In reviewing some of my blog posts, I was reminded that I had made some predictions for 2010. I re-read them, and I would say none of them happened. Things exploded in a way I don’t think any sane person could have imagined in the U.S. Which shows you that I am much better at focusing on the present than to try to be prophetic. On the other hand—sometimes my predictions are only for me, even when I want them to be for everyone. So, I should go back again and see if they pertain to me at all.

It’s funny how we always want to know the outcomes of things before they happen. The whole uncertainty business leaves everyone feeling so very...well, uncertain. If you think about it, the fear of death is just another version of the fear of uncertainty. We have all sorts of metrics and reasoning tactics to determine the probable outcome of things. But that’s all it is—a probable outcome. We don’t really know, we just make logical guesses. And as I’ve mentioned hundreds of times before, life isn’t really all that logical.

Sometimes we cling to the past as a way of feeling comforted, a counterbalance to our fear of the future. Sometimes we look to others to predict the future. I think this is why psychics are so popular, in spite of any attempts to discredit them—if they consistently predict things with accuracy, then people feel there is a certain amount of reliability in their determination of the future. However—even during the years when research into ESP and psychic phenomena was fashionable, it was noted that the very best psychics were only accurate 80% of the time. So, you still have a 20% chance they will be dead wrong.

After meeting my guru and receiving a mantra from her, I noticed a common pattern in my life. An event would be coming up—I would plan for it, have expectations for it. I would even be sure about exactly how it would turn out, being I’d been to the same event before, did the same thing, etc., more than once. And then I would get there—everything would be screwed up, there would be many moments of panic—and then everything would turn out fine.
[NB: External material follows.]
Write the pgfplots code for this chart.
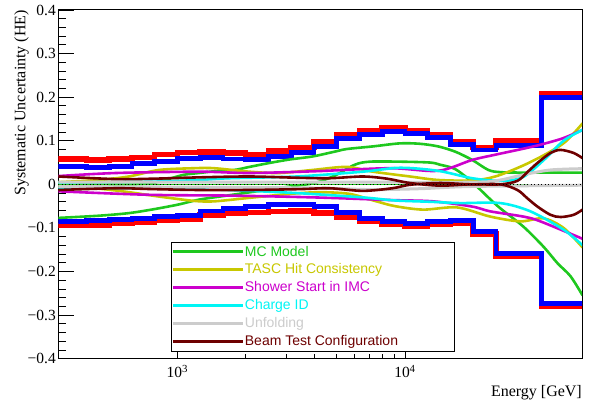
\documentclass[border=0pt]{standalone}
\usepackage{pgfplots}
\pgfplotsset{compat=1.18}
\usepackage{fontspec}
\setmainfont{Liberation Serif}
\newfontfamily\legendfont{Liberation Sans}
\usetikzlibrary{calc}
\definecolor{mcgreen}{RGB}{30,200,30}
\definecolor{tascyellow}{RGB}{200,200,0}
\definecolor{imcmag}{RGB}{204,0,204}
\definecolor{chcyan}{RGB}{0,245,245}
\definecolor{unfgrey}{RGB}{204,204,204}
\definecolor{beambrown}{RGB}{110,0,0}
\newcommand{\LE}[2]{\makebox[210pt][l]{\textcolor{#1}{#2}}}
\begin{document}
\begin{tikzpicture}
\begin{axis}[
  scale only axis, width=524pt, height=349pt,
  xmode=log, xmin=300, xmax=60000,
  ymin=-0.4, ymax=0.4,
  xtick={1000,10000}, xticklabels={10\textsuperscript{3},10\textsuperscript{4}},
  ytick={-0.4,-0.3,-0.2,-0.1,0,0.1,0.2,0.3,0.4},
  yticklabels={−0.4,−0.3,−0.2,−0.1,0,0.1,0.2,0.3,0.4},
  minor y tick num=4,
  tick align=inside, xtick pos=bottom, ytick pos=left,
  major tick length=16pt, minor tick length=8pt,
  xtick style={/pgfplots/major tick length=10pt,/pgfplots/minor tick length=5pt},
  axis line style={line width=1pt},
  tick style={line width=0.9pt, black},
  ticklabel style={font=\fontsize{15.5}{16}\selectfont},
  yticklabel style={inner sep=0pt, xshift=-2.5pt},
  xticklabel style={inner sep=0pt, yshift=-6pt},
  legend cell align=left,
  legend style={at={(0.2147,0.3352)}, anchor=north west, draw=black, line width=0.8pt,
    inner xsep=0pt, inner ysep=0.5pt, row sep=0pt, column sep=0pt, fill=white,
    nodes={inner sep=0pt, minimum height=18pt, anchor=west, font=\legendfont\fontsize{14}{16}\selectfont}},
  legend image code/.code={\path (0pt,0pt) -- (70.7pt,0pt); \draw[#1] (10.7pt,0pt) -- (59pt,0pt);},
]
\coordinate (ll) at (rel axis cs:0,0);
\coordinate (ur) at (rel axis cs:1,1);
% total uncertainty histograms
\addplot[const plot, red, line width=5.5pt, forget plot] coordinates {
(200,0.058) (398.1,0.056) (501.2,0.058) (631,0.062) (794.3,0.069) (1000,0.073) (1258.9,0.0745) (1584.9,0.0716) (1995.3,0.069) (2511.9,0.077) (3162.3,0.084) (3981.1,0.098) (5011.9,0.114) (6309.6,0.124) (7943.3,0.129) (10000,0.123) (12589,0.114) (15849,0.0975) (19953,0.085) (25119,0.10) (31623,0.10) (39811,0.207) (70000,0.207)};
\addplot[const plot, red, line width=5.5pt, forget plot] coordinates {
(200,-0.095) (398.1,-0.093) (501.2,-0.090) (631,-0.087) (794.3,-0.083) (1000,-0.080) (1258.9,-0.070) (1584.9,-0.067) (1995.3,-0.0646) (2511.9,-0.0623) (3162.3,-0.061) (3981.1,-0.066) (5011.9,-0.075) (6309.6,-0.0837) (7943.3,-0.092) (10000,-0.097) (12589,-0.091) (15849,-0.089) (19953,-0.114) (25119,-0.166) (31623,-0.166) (39811,-0.279) (70000,-0.279)};
\addplot[const plot, blue, line width=4.8pt, forget plot] coordinates {
(200,0.041) (398.1,0.039) (501.2,0.041) (631,0.047) (794.3,0.052) (1000,0.059) (1258.9,0.061) (1584.9,0.058) (1995.3,0.057) (2511.9,0.064) (3162.3,0.073) (3981.1,0.087) (5011.9,0.105) (6309.6,0.115) (7943.3,0.121) (10000,0.117) (12589,0.108) (15849,0.091) (19953,0.079) (25119,0.09) (31623,0.09) (39811,0.200) (70000,0.200)};
\addplot[const plot, blue, line width=4.8pt, forget plot] coordinates {
(200,-0.085) (398.1,-0.083) (501.2,-0.080) (631,-0.0776) (794.3,-0.074) (1000,-0.0715) (1258.9,-0.061) (1584.9,-0.0546) (1995.3,-0.051) (2511.9,-0.047) (3162.3,-0.0455) (3981.1,-0.0516) (5011.9,-0.064) (6309.6,-0.0776) (7943.3,-0.086) (10000,-0.090) (12589,-0.085) (15849,-0.083) (19953,-0.108) (25119,-0.159) (31623,-0.159) (39811,-0.274) (70000,-0.274)};
% zero lines
\addplot[mcgreen, line width=1.5pt, forget plot] coordinates {(300,0) (60000,0)};
% MC model
\addplot[smooth, mcgreen, line width=2.6pt] coordinates {
(300,-0.077) (451,-0.072) (612,-0.066) (789,-0.057) (1017,-0.046) (1246,-0.035) (1690,-0.025) (2293,-0.015) (3110,-0.005) (4009,0.003) (4912,0.02) (6020,0.045) (7009,0.052) (9506,0.052) (12890,0.05) (14270,0.045) (16620,0.035) (19750,0.005) (23240,-0.03) (26240,-0.055) (33150,-0.097) (40620,-0.143) (46830,-0.181) (53440,-0.211) (60370,-0.255)};
\addlegendentry{\LE{mcgreen}{MC Model}}
\addplot[smooth, mcgreen, line width=2.6pt, forget plot] coordinates {
(300,0) (612,0) (750,0.002) (830,0.006) (938,0.014) (1070,0.022) (1246,0.026) (1452,0.03) (1779,0.033) (2072,0.04) (2538,0.049) (3110,0.057) (3928,0.064) (4912,0.075) (5549,0.081) (7226,0.087) (9506,0.094) (11650,0.093) (13980,0.087) (16620,0.075) (19750,0.056) (23240,0.033) (26240,0.028) (32160,0.027) (60370,0.027)};
% TASC
\addplot[smooth, tascyellow, line width=2.6pt] coordinates {
(300,0.005) (451,0.01) (612,0.018) (830,0.033) (1185,0.037) (1452,0.037) (2072,0.029) (2810,0.026) (3928,0.033) (5549,0.04) (7226,0.029) (10520,0.018) (13980,0.01) (19750,0.009) (24950,0.018) (33000,0.043) (42500,0.072) (50800,0.098) (60370,0.14)};
\addlegendentry{\LE{tascyellow}{TASC Hit Consistency}}
\addplot[smooth, tascyellow, line width=2.6pt, forget plot] coordinates {
(300,-0.005) (451,-0.01) (612,-0.018) (830,-0.028) (1185,-0.038) (1452,-0.039) (2072,-0.031) (3110,-0.022) (4217,-0.018) (5720,-0.022) (7374,-0.038) (9035,-0.05) (12010,-0.058) (16960,-0.053) (23710,-0.074) (32160,-0.085) (40620,-0.078) (49780,-0.1) (60370,-0.145)};
% IMC
\addplot[smooth, imcmag, line width=2.6pt] coordinates {
(300,0.019) (537,0.026) (1246,0.029) (2072,0.026) (4000,0.03) (8587,0.037) (13980,0.031) (19750,0.056) (24950,0.068) (36700,0.087) (49000,0.105) (60370,0.125)};
\addlegendentry{\LE{imcmag}{Shower Start in IMC}}
\addplot[smooth, imcmag, line width=2.6pt, forget plot] coordinates {
(300,-0.016) (750,-0.024) (1779,-0.026) (4000,-0.03) (8587,-0.036) (13290,-0.039) (19750,-0.051) (23710,-0.062) (33150,-0.074) (39400,-0.085) (60370,-0.125)};
% Charge ID
\addplot[smooth, chcyan, line width=2.6pt] coordinates {
(300,0.004) (750,0.006) (1246,0.01) (1690,0.014) (3340,0.018) (6527,0.029) (9506,0.038) (13980,0.031) (19750,0.014) (26240,0.008) (32820,0.016) (40620,0.055) (49780,0.1) (60370,0.125)};
\addlegendentry{\LE{chcyan}{Charge ID}}
\addplot[smooth, chcyan, line width=2.6pt, forget plot] coordinates {
(300,-0.008) (750,-0.009) (1246,-0.011) (1690,-0.013) (3340,-0.02) (6527,-0.03) (9035,-0.037) (12890,-0.04) (17480,-0.043) (26240,-0.043) (35600,-0.062) (49780,-0.104) (60370,-0.14)};
% Unfolding
\addplot[smooth, unfgrey, line width=3pt] coordinates {
(300,0.005) (5000,0.005) (20000,0.005) (26240,0.01) (33150,0.022) (43610,0.033) (60370,0.036)};
\addlegendentry{\LE{unfgrey}{Unfolding}}
\addplot[smooth, unfgrey, line width=3pt, forget plot] coordinates {
(300,-0.005) (3442,-0.008) (7000,-0.012) (11650,-0.01) (19350,-0.005) (60370,-0.002)};
% Beam test
\addplot[smooth, beambrown, line width=2.6pt] coordinates {
(300,0.018) (537,0.012) (789,0.013) (1246,0.016) (2072,0.018) (3442,0.015) (4669,0.014) (6527,0.018) (8329,0.013) (10520,0.003) (14270,-0.003) (19350,0.0) (26240,0.0) (31200,0.008) (34500,0.028) (38220,0.049) (43610,0.072) (48290,0.079) (55080,0.072) (60370,0.06)};
\addlegendentry{\LE{beambrown}{Beam Test Configuration}}
\addplot[smooth, beambrown, line width=2.6pt, forget plot] coordinates {
(300,-0.013) (537,-0.009) (789,-0.011) (1246,-0.013) (2072,-0.013) (3442,-0.011) (4669,-0.009) (6527,-0.015) (8800,-0.009) (10520,-0.001) (14270,0.003) (19350,0.0) (26240,0.0) (31200,-0.013) (34500,-0.032) (38220,-0.051) (43610,-0.07) (48290,-0.075) (55080,-0.07) (60370,-0.058)};
\addplot[black, line width=1pt, dash pattern=on 1pt off 2.5pt, forget plot] coordinates {(300,0) (60000,0)};
\end{axis}
\node[rotate=90, anchor=east, inner sep=0pt, font=\fontsize{16}{18}\selectfont] at ($(ll |- ur)+(-37pt,0)$) {Systematic Uncertainty (HE)};
\node[anchor=base east, inner sep=0pt, font=\fontsize{16}{18}\selectfont] at ($(ur |- ll)+(0,-38pt)$) {Energy [GeV]};
\pgfresetboundingbox
\path ($(ll)+(-58.5pt,-42pt)$) rectangle ($(ur)+(8pt,10pt)$);
\end{tikzpicture}
\end{document}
Not as expected, but fine. Sometimes—the results of this whirlwind were better than expected.

So, you can probably see now why I don’t have a “5-year plan”, and why I don’t have expectations. Any plan I have must be flexible, because everything can change at a moment’s notice. And the more wedded you are to your expected outcome, the more freaked out you will become.

If you add this to the “universe is way smarter than you” factor—it’s as my guru says in 2 of the few English words that she knows—“Don’t worry”.